#### Dataset section
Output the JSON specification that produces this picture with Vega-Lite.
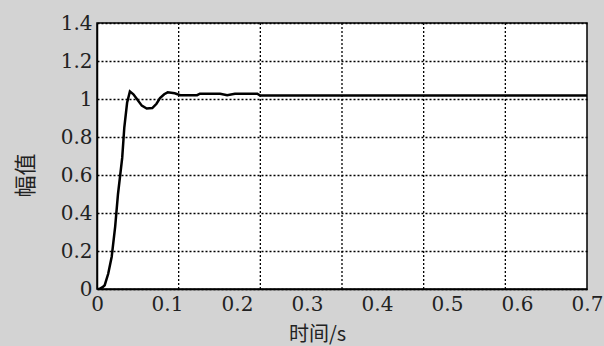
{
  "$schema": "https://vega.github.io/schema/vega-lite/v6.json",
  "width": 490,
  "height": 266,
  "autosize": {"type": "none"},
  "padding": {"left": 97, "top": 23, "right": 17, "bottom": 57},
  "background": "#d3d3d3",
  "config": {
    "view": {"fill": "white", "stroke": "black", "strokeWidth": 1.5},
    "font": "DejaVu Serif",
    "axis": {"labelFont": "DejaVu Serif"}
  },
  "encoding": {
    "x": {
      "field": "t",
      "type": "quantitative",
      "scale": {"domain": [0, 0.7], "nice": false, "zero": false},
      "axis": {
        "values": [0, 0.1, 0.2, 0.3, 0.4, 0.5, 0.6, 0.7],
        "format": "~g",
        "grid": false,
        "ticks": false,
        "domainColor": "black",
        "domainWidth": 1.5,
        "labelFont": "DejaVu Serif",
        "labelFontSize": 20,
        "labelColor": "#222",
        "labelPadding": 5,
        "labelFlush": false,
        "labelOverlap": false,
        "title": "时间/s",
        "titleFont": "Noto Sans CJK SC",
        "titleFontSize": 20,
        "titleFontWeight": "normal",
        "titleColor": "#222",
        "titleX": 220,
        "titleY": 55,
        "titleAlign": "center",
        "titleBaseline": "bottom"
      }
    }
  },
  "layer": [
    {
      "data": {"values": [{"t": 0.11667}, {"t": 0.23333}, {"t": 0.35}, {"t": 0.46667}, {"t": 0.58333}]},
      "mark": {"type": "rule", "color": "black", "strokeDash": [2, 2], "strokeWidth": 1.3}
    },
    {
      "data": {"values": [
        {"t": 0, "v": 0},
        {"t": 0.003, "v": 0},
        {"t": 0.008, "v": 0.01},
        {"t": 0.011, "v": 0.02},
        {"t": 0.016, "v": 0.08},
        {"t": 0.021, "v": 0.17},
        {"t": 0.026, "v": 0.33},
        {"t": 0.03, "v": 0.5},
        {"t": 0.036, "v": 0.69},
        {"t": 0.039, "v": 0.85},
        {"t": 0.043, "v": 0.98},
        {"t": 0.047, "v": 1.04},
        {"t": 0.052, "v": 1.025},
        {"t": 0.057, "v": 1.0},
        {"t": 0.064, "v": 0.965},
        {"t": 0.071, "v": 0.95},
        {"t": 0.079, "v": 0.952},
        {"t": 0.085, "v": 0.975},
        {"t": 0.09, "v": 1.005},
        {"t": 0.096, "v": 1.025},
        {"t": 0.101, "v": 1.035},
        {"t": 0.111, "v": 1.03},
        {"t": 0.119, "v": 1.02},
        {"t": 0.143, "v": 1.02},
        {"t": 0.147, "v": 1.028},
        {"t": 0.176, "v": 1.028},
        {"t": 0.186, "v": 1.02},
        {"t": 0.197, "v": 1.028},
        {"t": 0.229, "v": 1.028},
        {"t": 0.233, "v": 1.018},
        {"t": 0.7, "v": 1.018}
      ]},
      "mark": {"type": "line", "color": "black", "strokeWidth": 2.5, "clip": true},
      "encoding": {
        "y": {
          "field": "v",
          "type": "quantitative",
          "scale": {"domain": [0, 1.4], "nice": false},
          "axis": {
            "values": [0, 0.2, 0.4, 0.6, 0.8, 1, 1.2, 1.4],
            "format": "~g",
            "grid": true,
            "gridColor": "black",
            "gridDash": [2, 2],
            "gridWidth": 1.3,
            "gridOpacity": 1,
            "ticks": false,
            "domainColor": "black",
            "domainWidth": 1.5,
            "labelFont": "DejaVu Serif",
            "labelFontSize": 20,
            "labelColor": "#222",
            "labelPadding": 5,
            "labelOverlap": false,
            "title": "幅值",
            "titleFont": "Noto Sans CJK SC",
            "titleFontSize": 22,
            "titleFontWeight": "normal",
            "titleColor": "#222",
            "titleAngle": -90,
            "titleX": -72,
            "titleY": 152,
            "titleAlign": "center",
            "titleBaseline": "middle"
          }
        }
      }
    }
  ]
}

#### The task
Copy out the data above exactly, except the pictures.

#### The completed task
Output the JSON specification that produces this picture with Vega-Lite.
{
  "$schema": "https://vega.github.io/schema/vega-lite/v6.json",
  "width": 490,
  "height": 266,
  "autosize": {"type": "none"},
  "padding": {"left": 97, "top": 23, "right": 17, "bottom": 57},
  "background": "#d3d3d3",
  "config": {
    "view": {"fill": "white", "stroke": "black", "strokeWidth": 1.5},
    "font": "DejaVu Serif",
    "axis": {"labelFont": "DejaVu Serif"}
  },
  "encoding": {
    "x": {
      "field": "t",
      "type": "quantitative",
      "scale": {"domain": [0, 0.7], "nice": false, "zero": false},
      "axis": {
        "values": [0, 0.1, 0.2, 0.3, 0.4, 0.5, 0.6, 0.7],
        "format": "~g",
        "grid": false,
        "ticks": false,
        "domainColor": "black",
        "domainWidth": 1.5,
        "labelFont": "DejaVu Serif",
        "labelFontSize": 20,
        "labelColor": "#222",
        "labelPadding": 5,
        "labelFlush": false,
        "labelOverlap": false,
        "title": "时间/s",
        "titleFont": "Noto Sans CJK SC",
        "titleFontSize": 20,
        "titleFontWeight": "normal",
        "titleColor": "#222",
        "titleX": 220,
        "titleY": 55,
        "titleAlign": "center",
        "titleBaseline": "bottom"
      }
    }
  },
  "layer": [
    {
      "data": {"values": [{"t": 0.11667}, {"t": 0.23333}, {"t": 0.35}, {"t": 0.46667}, {"t": 0.58333}]},
      "mark": {"type": "rule", "color": "black", "strokeDash": [2, 2], "strokeWidth": 1.3}
    },
    {
      "data": {"values": [
        {"t": 0, "v": 0},
        {"t": 0.003, "v": 0},
        {"t": 0.008, "v": 0.01},
        {"t": 0.011, "v": 0.02},
        {"t": 0.016, "v": 0.08},
        {"t": 0.021, "v": 0.17},
        {"t": 0.026, "v": 0.33},
        {"t": 0.03, "v": 0.5},
        {"t": 0.036, "v": 0.69},
        {"t": 0.039, "v": 0.85},
        {"t": 0.043, "v": 0.98},
        {"t": 0.047, "v": 1.04},
        {"t": 0.052, "v": 1.025},
        {"t": 0.057, "v": 1.0},
        {"t": 0.064, "v": 0.965},
        {"t": 0.071, "v": 0.95},
        {"t": 0.079, "v": 0.952},
        {"t": 0.085, "v": 0.975},
        {"t": 0.09, "v": 1.005},
        {"t": 0.096, "v": 1.025},
        {"t": 0.101, "v": 1.035},
        {"t": 0.111, "v": 1.03},
        {"t": 0.119, "v": 1.02},
        {"t": 0.143, "v": 1.02},
        {"t": 0.147, "v": 1.028},
        {"t": 0.176, "v": 1.028},
        {"t": 0.186, "v": 1.02},
        {"t": 0.197, "v": 1.028},
        {"t": 0.229, "v": 1.028},
        {"t": 0.233, "v": 1.018},
        {"t": 0.7, "v": 1.018}
      ]},
      "mark": {"type": "line", "color": "black", "strokeWidth": 2.5, "clip": true},
      "encoding": {
        "y": {
          "field": "v",
          "type": "quantitative",
          "scale": {"domain": [0, 1.4], "nice": false},
          "axis": {
            "values": [0, 0.2, 0.4, 0.6, 0.8, 1, 1.2, 1.4],
            "format": "~g",
            "grid": true,
            "gridColor": "black",
            "gridDash": [2, 2],
            "gridWidth": 1.3,
            "gridOpacity": 1,
            "ticks": false,
            "domainColor": "black",
            "domainWidth": 1.5,
            "labelFont": "DejaVu Serif",
            "labelFontSize": 20,
            "labelColor": "#222",
            "labelPadding": 5,
            "labelOverlap": false,
            "title": "幅值",
            "titleFont": "Noto Sans CJK SC",
            "titleFontSize": 22,
            "titleFontWeight": "normal",
            "titleColor": "#222",
            "titleAngle": -90,
            "titleX": -72,
            "titleY": 152,
            "titleAlign": "center",
            "titleBaseline": "middle"
          }
        }
      }
    }
  ]
}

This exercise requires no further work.